Services

Pacific Northwest Retirement Planners offers specialized services in the following areas:

Pre-Retirement Planning – PNWRP is uniquely experienced in all facets involved in helping our clients navigate for a successful retirement. By the use of data gathering techniques, planning models and the application of modern portfolio theories we will prepare specific plans and recommendations for your retirement planning needs and accumulation of assets.

Financial Planning – PNWRP has the experience, knowledge and tools to provide our clients the opportunity to maximize investment returns with a level of risk they are personally comfortable with.

Mid-Career Planning – Projecting future retirement income needs, disability and life insurance needs, and selecting College 529 saving plans are just a few of the valuable financial decisions PNWRP can assist our clients with.

Retirement Income Distributions – One of the most difficult and crucial issues facing many people today is the complex process that will lead to a plan that will provide them with financial security after they retire. As a result of our many years of experience working with thousands of retirement plan participants, PNWRP has the unique ability to develop a strategy with our clients that will allow them to enter their retirement years with understanding and confidence.


PNWRP will assist you in the ongoing retirement income magement process that involves three stages:

Planning

Data Collection: This stage includes collecting key information. Collection can be done by a short conversation or by completion of a short questionnaire.

Identify Assets: Determine liabilities and sources of income. It is necessary to gather financial information, including investment assets, non-investment assets, liabilities and major income sources.
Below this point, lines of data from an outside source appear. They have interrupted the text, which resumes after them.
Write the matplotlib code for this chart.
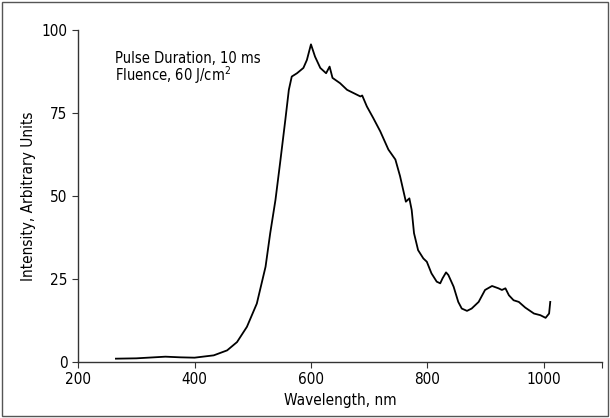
import numpy as np
import matplotlib.pyplot as plt
from matplotlib.patches import Rectangle

# spectrum
wavelength = [265, 300, 350, 376, 400, 433, 456, 473, 490, 507, 522, 530, 539, 547, 556,
              562, 567, 576, 587, 593, 600, 607, 616, 626, 632, 637, 650, 662, 685, 688,
              696, 707, 719, 733, 745, 753, 763, 769, 773, 777, 784, 793, 799, 807, 816,
              822, 826, 832, 836, 845, 853, 859, 868, 876, 888, 899, 911, 922, 928, 934,
              940, 948, 957, 968, 983, 994, 1003, 1009, 1011]
intensity = [1.0, 1.1, 1.6, 1.4, 1.3, 2.0, 3.5, 6.0, 10.6, 17.6, 28.7, 38.8, 48.8, 60, 73,
             82, 86, 87, 88.6, 91, 95.7, 92, 88.6, 87, 89, 85.6, 84, 82, 80, 80.3,
             77, 73.5, 69.5, 64, 61, 56, 48.3, 49.3, 45.8, 38.8, 33.7, 31.2, 30.2, 26.7, 24.2,
             23.7, 25.2, 27, 26.2, 22.7, 18.1, 16.1, 15.4, 16.1, 18.1, 21.7, 22.9, 22.2, 21.7, 22.2,
             20.1, 18.6, 18.1, 16.4, 14.6, 14.1, 13.3, 14.6, 18.1]

x_ticks = [200, 400, 600, 800, 1000, 1100]
x_labels = ['200', '400', '600', '800', '1000', '']
y_ticks = [0, 25, 50, 75, 100]

plt.rcParams['font.family'] = ['DejaVu Sans']
plt.rcParams['font.stretch'] = 'condensed'

fig = plt.figure(figsize=(6.1, 4.18), dpi=100)
ax = fig.add_axes([0.128, 0.134, 0.859, 0.794])

ax.plot(wavelength, intensity, color='black', lw=1.3)

ax.set_xlim(200, 1100)
ax.set_ylim(0, 100)
ax.set_xticks(x_ticks)
ax.set_xticklabels(x_labels)
ax.set_yticks(y_ticks)
for s in ['top', 'right']:
    ax.spines[s].set_visible(False)
for s in ['left', 'bottom']:
    ax.spines[s].set_color('#333333')
    ax.spines[s].set_linewidth(1.0)
ax.tick_params(direction='out', length=4, color='#333333', labelsize=11)
ax.set_xlabel('Wavelength, nm', fontsize=11)
ax.set_ylabel('Intensity, Arbitrary Units', fontsize=11)

ax.text(263, 91.5, 'Pulse Duration, 10 ms', fontsize=10.5, va='center')
ax.text(263, 86.3, 'Fluence, 60 J/cm$^2$', fontsize=10.5, va='center')

# outer frame around the whole figure
fig.patches.append(Rectangle((0.004, 0.004), 0.992, 0.992, transform=fig.transFigure,
                             fill=False, edgecolor='#555555', lw=1.0))

fig.savefig('out.png', dpi=100)
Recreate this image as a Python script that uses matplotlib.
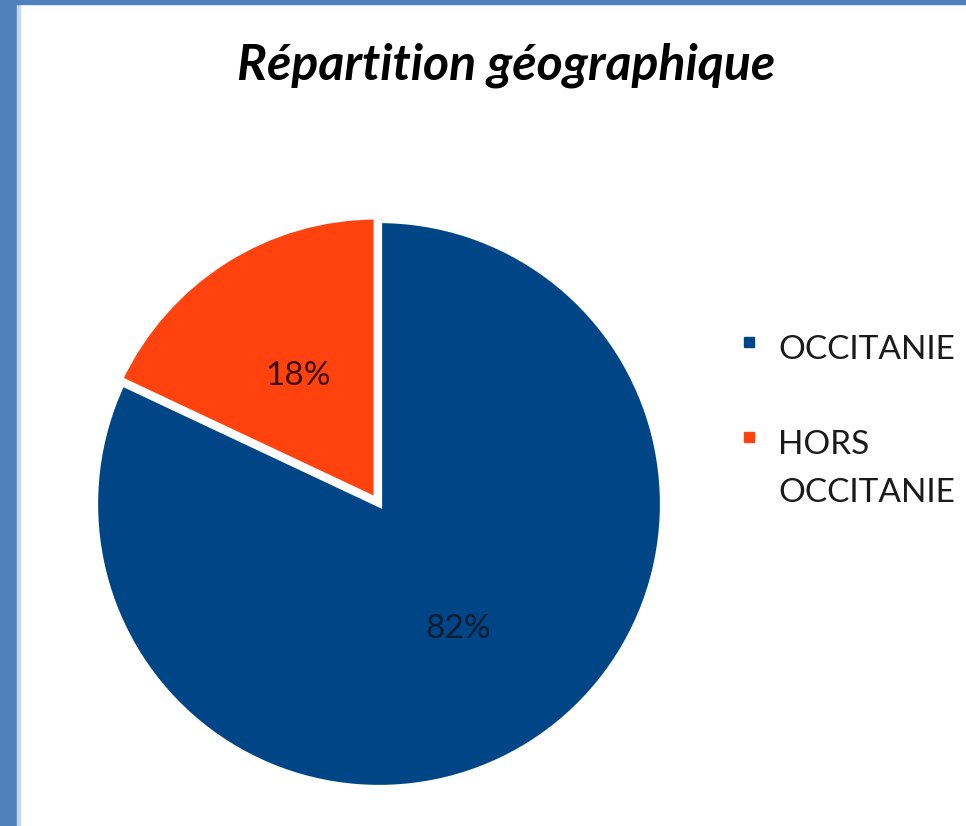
import matplotlib
matplotlib.use("Agg")
import matplotlib.pyplot as plt
from matplotlib.patches import Rectangle
from matplotlib.lines import Line2D

title = "Répartition géographique"
categories = ["OCCITANIE", "HORS\nOCCITANIE"]
values = [82, 18]
colors = ["#004586", "#ff420e"]
label_colors = ["#0d1b33", "#3b0a00"]
explode = [0.0, 0.015]

W, H = 966, 826
fig = plt.figure(figsize=(W / 100, H / 100), dpi=100)
fig.patch.set_facecolor("white")

# frame bands
fig.patches.append(Rectangle((0, 0), 17 / W, 1, transform=fig.transFigure,
                             color="#4f81bd", zorder=0))
fig.patches.append(Rectangle((17 / W, 0), 3 / W, 1 - 4 / H, transform=fig.transFigure,
                             color="#c5d5ea", zorder=0))
fig.patches.append(Rectangle((0, 1 - 4 / H), 1, 4 / H, transform=fig.transFigure,
                             color="#4f81bd", zorder=0))

cx, cy, r = 379, 504, 284
half = 1.1 * r
ax = fig.add_axes([(cx - half) / W, (H - cy - half) / H, 2 * half / W, 2 * half / H])
wedges, texts, autotexts = ax.pie(
    values, colors=colors, explode=explode, startangle=90, counterclock=False,
    autopct="%.0f%%", pctdistance=0.52, radius=1.0,
    wedgeprops=dict(linewidth=4.5, edgecolor="white"),
    textprops=dict(fontsize=24, family="Lato"))
for t, c in zip(autotexts, label_colors):
    t.set_color(c)
ax.set_xlim(-1.1, 1.1)
ax.set_ylim(-1.1, 1.1)
ax.set_aspect("equal")
ax.axis("off")

fig.text(506 / W, 1 - 80 / H, title, ha="center", va="baseline", fontsize=36,
         fontweight="bold", fontstyle="italic", family="Lato", color="black")

# legend (drawn manually so markers align with the first text line)
leg_x_marker = 749
leg_x_text = 778
leg_first_baseline = 359
item_gap = 95
line_gap = 48
marker_offset = 17  # marker center above baseline
y = leg_first_baseline
for label, c in zip(categories, colors):
    fig.add_artist(Line2D([leg_x_marker / W], [1 - (y - marker_offset) / H],
                          marker="s", linestyle="none", markersize=6.5,
                          markerfacecolor=c, markeredgecolor=c,
                          transform=fig.transFigure))
    for i, line in enumerate(label.split("\n")):
        fig.text(leg_x_text / W, 1 - (y + i * line_gap) / H, line, ha="left",
                 va="baseline", fontsize=24, family="Lato", color="#1a1a1a")
    y += item_gap + (label.count("\n")) * line_gap

fig.savefig("out.png", dpi=100, facecolor="white")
Establish Goals: Spending and legacy objective are reviewed and prioritized. Generating income to cover essential expenses should receive priority over discretionary expenses which may have to be adjusted to meet retirement needs.

Review:  Insurance, annuities, social security, pension plans and asset allocation.
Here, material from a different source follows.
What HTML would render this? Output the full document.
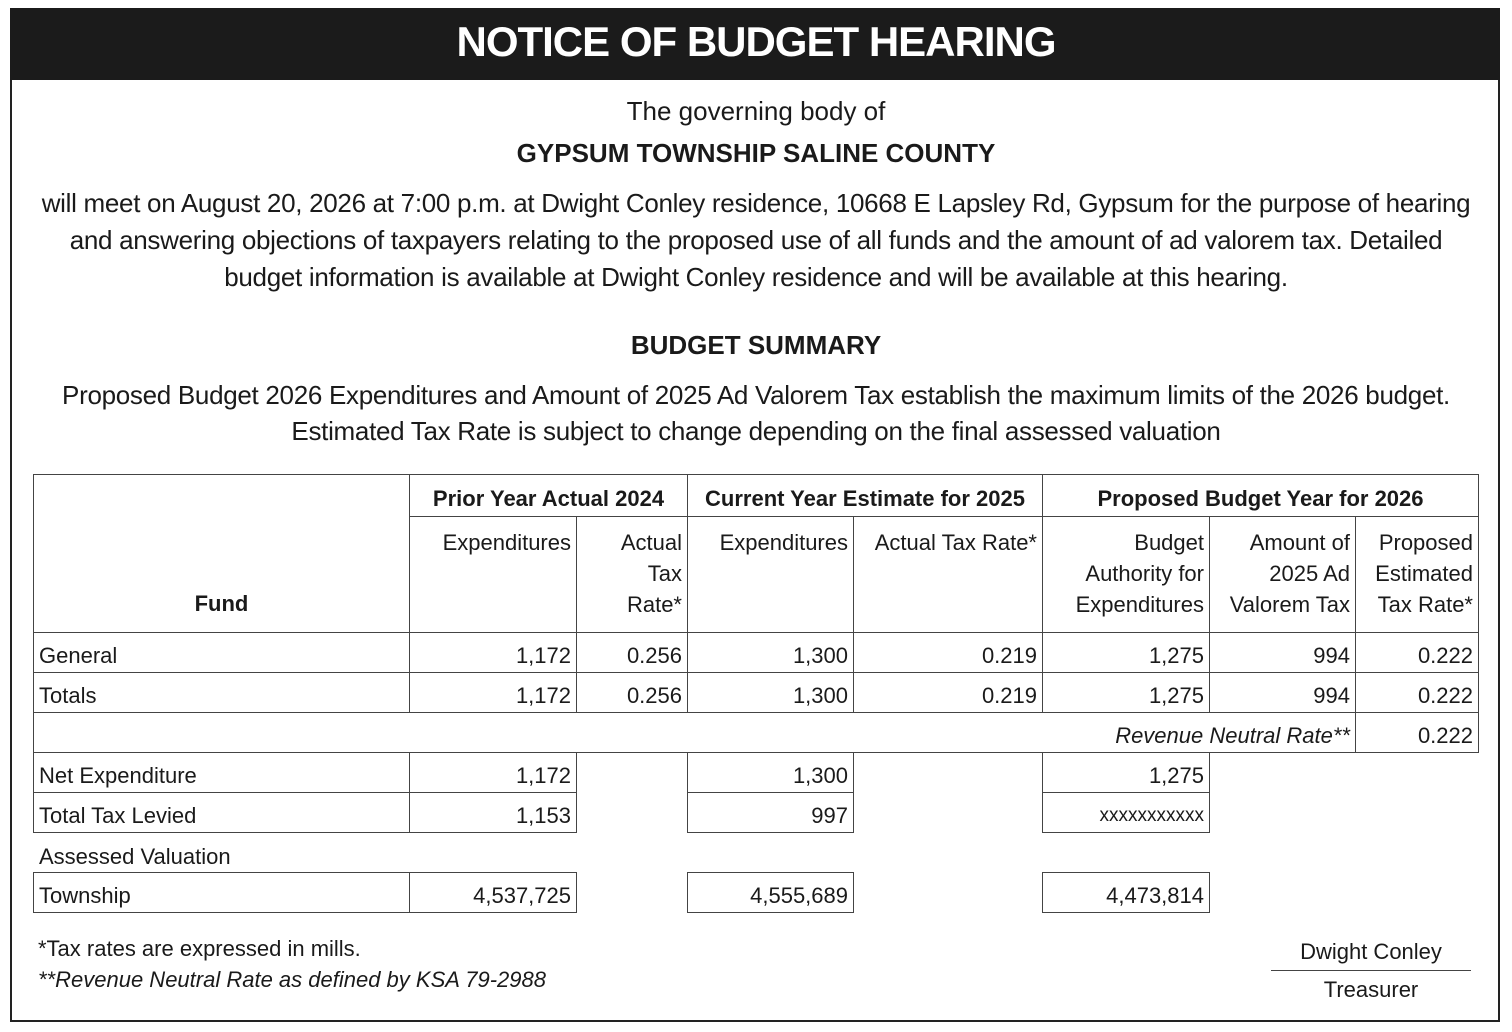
<!DOCTYPE html>
<html><head><meta charset="utf-8"><style>
body{margin:0;width:1512px;height:1032px;background:#fff;font-family:"Liberation Sans",sans-serif;color:#1a1a1a;position:relative;overflow:hidden}
.a{position:absolute;white-space:nowrap}
.ctr{left:0;width:1512px;text-align:center}
.c{position:absolute;box-sizing:border-box;border:1px solid #444;font-size:22px;padding:0 5px;white-space:nowrap}
.r{text-align:right}
.n{line-height:46px}
.b{font-weight:bold}
</style></head><body>
<div class="a" style="left:10px;top:8px;width:1486px;height:1010px;border:2px solid #222"></div>
<div class="a" style="left:10px;top:8px;width:1490px;height:72px;background:#1b1b1b"></div>
<div class="a ctr b" style="top:18px;font-size:42px;color:#fff;letter-spacing:-1px">NOTICE OF BUDGET HEARING</div>
<div class="a ctr" style="top:96px;font-size:26px">The governing body of</div>
<div class="a ctr b" style="top:138px;font-size:26px">GYPSUM TOWNSHIP SALINE COUNTY</div>
<div class="a ctr" style="top:185px;font-size:26px;line-height:37px;letter-spacing:-0.3px">will meet on August 20, 2026 at 7:00 p.m. at Dwight Conley residence, 10668 E Lapsley Rd, Gypsum for the purpose of hearing<br>and answering objections of taxpayers relating to the proposed use of all funds and the amount of ad valorem tax. Detailed<br>budget information is available at Dwight Conley residence and will be available at this hearing.</div>
<div class="a ctr b" style="top:330px;font-size:26px">BUDGET SUMMARY</div>
<div class="a ctr" style="top:377px;font-size:26px;line-height:36px;letter-spacing:-0.3px">Proposed Budget 2026 Expenditures and Amount of 2025 Ad Valorem Tax establish the maximum limits of the 2026 budget.<br>Estimated Tax Rate is subject to change depending on the final assessed valuation</div>

<div class="c b" style="left:33px;top:474px;width:377px;height:159px;text-align:center;padding-top:116px">Fund</div>
<div class="c b" style="left:409px;top:474px;width:279px;height:43px;text-align:center;line-height:48px">Prior Year Actual 2024</div>
<div class="c b" style="left:687px;top:474px;width:356px;height:43px;text-align:center;line-height:48px">Current Year Estimate for 2025</div>
<div class="c b" style="left:1042px;top:474px;width:437px;height:43px;text-align:center;line-height:48px">Proposed Budget Year for 2026</div>
<div class="c r" style="left:409px;top:516px;width:168px;height:117px;line-height:31px;padding-top:10px">Expenditures</div>
<div class="c r" style="left:576px;top:516px;width:112px;height:117px;line-height:31px;padding-top:10px">Actual<br>Tax<br>Rate*</div>
<div class="c r" style="left:687px;top:516px;width:167px;height:117px;line-height:31px;padding-top:10px">Expenditures</div>
<div class="c r" style="left:853px;top:516px;width:190px;height:117px;line-height:31px;padding-top:10px">Actual Tax Rate*</div>
<div class="c r" style="left:1042px;top:516px;width:168px;height:117px;line-height:31px;padding-top:10px">Budget<br>Authority for<br>Expenditures</div>
<div class="c r" style="left:1209px;top:516px;width:147px;height:117px;line-height:31px;padding-top:10px">Amount of<br>2025 Ad<br>Valorem Tax</div>
<div class="c r" style="left:1355px;top:516px;width:124px;height:117px;line-height:31px;padding-top:10px">Proposed<br>Estimated<br>Tax Rate*</div>

<div class="c n" style="left:33px;top:632px;width:377px;height:41px">General</div>
<div class="c n r" style="left:409px;top:632px;width:168px;height:41px">1,172</div>
<div class="c n r" style="left:576px;top:632px;width:112px;height:41px">0.256</div>
<div class="c n r" style="left:687px;top:632px;width:167px;height:41px">1,300</div>
<div class="c n r" style="left:853px;top:632px;width:190px;height:41px">0.219</div>
<div class="c n r" style="left:1042px;top:632px;width:168px;height:41px">1,275</div>
<div class="c n r" style="left:1209px;top:632px;width:147px;height:41px">994</div>
<div class="c n r" style="left:1355px;top:632px;width:124px;height:41px">0.222</div>
<div class="c n" style="left:33px;top:672px;width:377px;height:41px">Totals</div>
<div class="c n r" style="left:409px;top:672px;width:168px;height:41px">1,172</div>
<div class="c n r" style="left:576px;top:672px;width:112px;height:41px">0.256</div>
<div class="c n r" style="left:687px;top:672px;width:167px;height:41px">1,300</div>
<div class="c n r" style="left:853px;top:672px;width:190px;height:41px">0.219</div>
<div class="c n r" style="left:1042px;top:672px;width:168px;height:41px">1,275</div>
<div class="c n r" style="left:1209px;top:672px;width:147px;height:41px">994</div>
<div class="c n r" style="left:1355px;top:672px;width:124px;height:41px">0.222</div>
<div class="c n r" style="left:33px;top:712px;width:1323px;height:41px;font-style:italic">Revenue Neutral Rate**</div>
<div class="c n r" style="left:1355px;top:712px;width:124px;height:41px">0.222</div>
<div class="c n" style="left:33px;top:752px;width:377px;height:41px">Net Expenditure</div>
<div class="c n r" style="left:409px;top:752px;width:168px;height:41px">1,172</div>
<div class="c n r" style="left:687px;top:752px;width:167px;height:41px">1,300</div>
<div class="c n r" style="left:1042px;top:752px;width:168px;height:41px">1,275</div>
<div class="c n" style="left:33px;top:792px;width:377px;height:41px">Total Tax Levied</div>
<div class="c n r" style="left:409px;top:792px;width:168px;height:41px">1,153</div>
<div class="c n r" style="left:687px;top:792px;width:167px;height:41px">997</div>
<div class="c n r" style="left:1042px;top:792px;width:168px;height:41px;font-size:19px">xxxxxxxxxxx</div>
<div class="a" style="left:39px;top:844px;font-size:22px">Assessed Valuation</div>
<div class="c n" style="left:33px;top:872px;width:377px;height:41px">Township</div>
<div class="c n r" style="left:409px;top:872px;width:168px;height:41px">4,537,725</div>
<div class="c n r" style="left:687px;top:872px;width:167px;height:41px">4,555,689</div>
<div class="c n r" style="left:1042px;top:872px;width:168px;height:41px">4,473,814</div>

<div class="a" style="left:38px;top:936px;font-size:22px">*Tax rates are expressed in mills.</div>
<div class="a" style="left:38px;top:967px;font-size:22px;font-style:italic">**Revenue Neutral Rate as defined by KSA 79-2988</div>
<div class="a" style="left:1271px;width:200px;text-align:center;top:939px;font-size:22px">Dwight Conley</div>
<div class="a" style="left:1271px;top:970px;width:200px;border-top:1px solid #444"></div>
<div class="a" style="left:1271px;width:200px;text-align:center;top:977px;font-size:22px">Treasurer</div>
</body></html>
Develop Projections: In order to minimize the potential for income shortfalls and to increase the probability of spreading assets over your lifetime various assumptions and scenarios must be tested.

What-if testing: The end result of the analysis is the probability a given plan will be successful. If the results are unacceptable, a series of tradeoffs may be considered such as delaying retirement, increasing current savings or adjusting asset allocation to name a few considerations.

Construct an action plan: The retirement income projections and analyst is just the first step. A plan to build a specific portfolio to support the recommendations must be agreed on.

Implementation

Agree on plan and initiate implementation:  This requires an account(s) to be established and may include assistance with transferring existing accounts.

Establish a withdrawal strategy:  Examine and compare different withdrawal strategies which may best fit your retirement lifestyle and needs.

Monitoring

Ongoing monitoring: Includes quarterly performance reporting and an annual review to assess the sustainability of the performance, withdrawal schedule and life events.

Adjustment assumptions and of goals: Adequate flexibility must be built in to the plan to enable midcourse corrections during retirement. It is essential to review and discuss adjustments in the plan and/or lifestyle that may lead to plan failure.